Flow in Rough Self-Affine Fractures Joints

TL;DR

This study uses numerical simulations to analyze flow in self-affine fracture joints, revealing how permeability depends on the Hurst exponent and how velocity fluctuations behave across scales.

Contribution

It introduces a novel analysis of flow regimes in self-affine fractures, highlighting the dependence of permeability on the Hurst exponent and scale-dependent velocity fluctuations.

Findings

Permeability varies weakly for Hurst exponent > 1/2

Permeability varies strongly for Hurst exponent < 1/2

Velocity fluctuations are correlated at small scales and decorrelate at larger scales

Abstract

We investigate viscous and non-viscous flow in two-dimensional self-affine fracture joints through direct numerical simulations of the Navier-Stokes equations.

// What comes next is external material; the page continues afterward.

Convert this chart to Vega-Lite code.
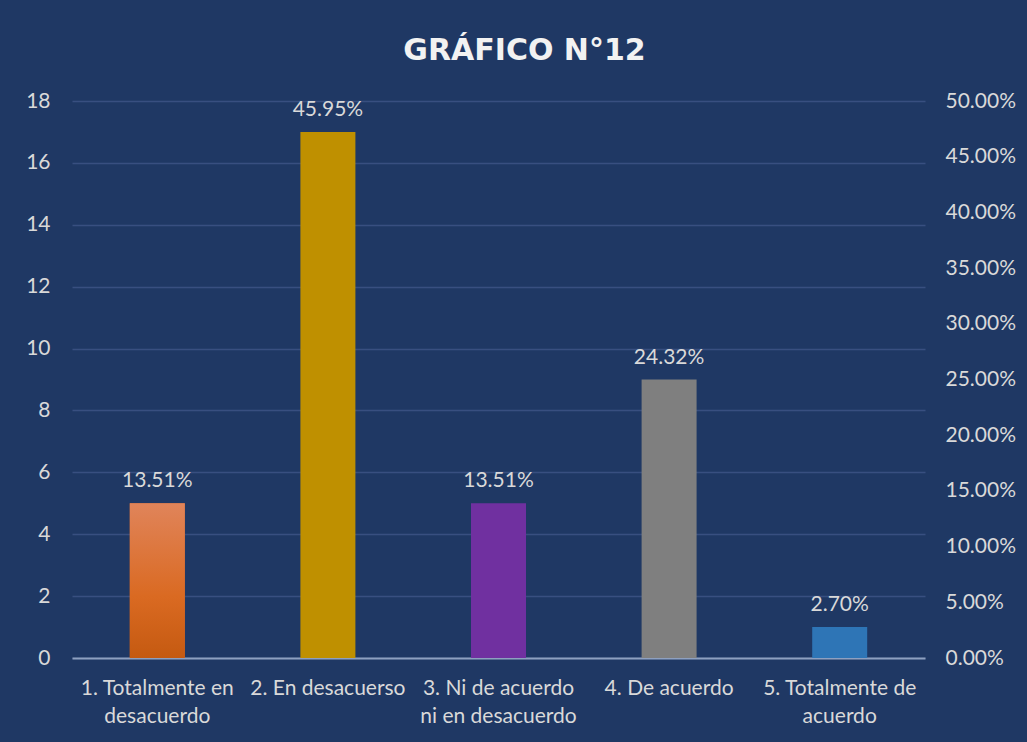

As a novel hydrodynamic feature of this flow system, we find that the effective permeability at higher Reynolds number to cubic order, falls into two regimes as a function of the Hurst exponent $h$ characterizing the fracture joints. For $h>1/2$, we find a weak dependency whereas for $h<1/2$, the dependency is strong. A similar behavior is found for the higher order coefficients. We also study the velocity fluctuations in space of a passive scalar. These are strongly correlated on smaller length scales, but decorrelates on larger scales. Moreover, the fluctuations on larger scale are insensitive to the value of the Reynolds number.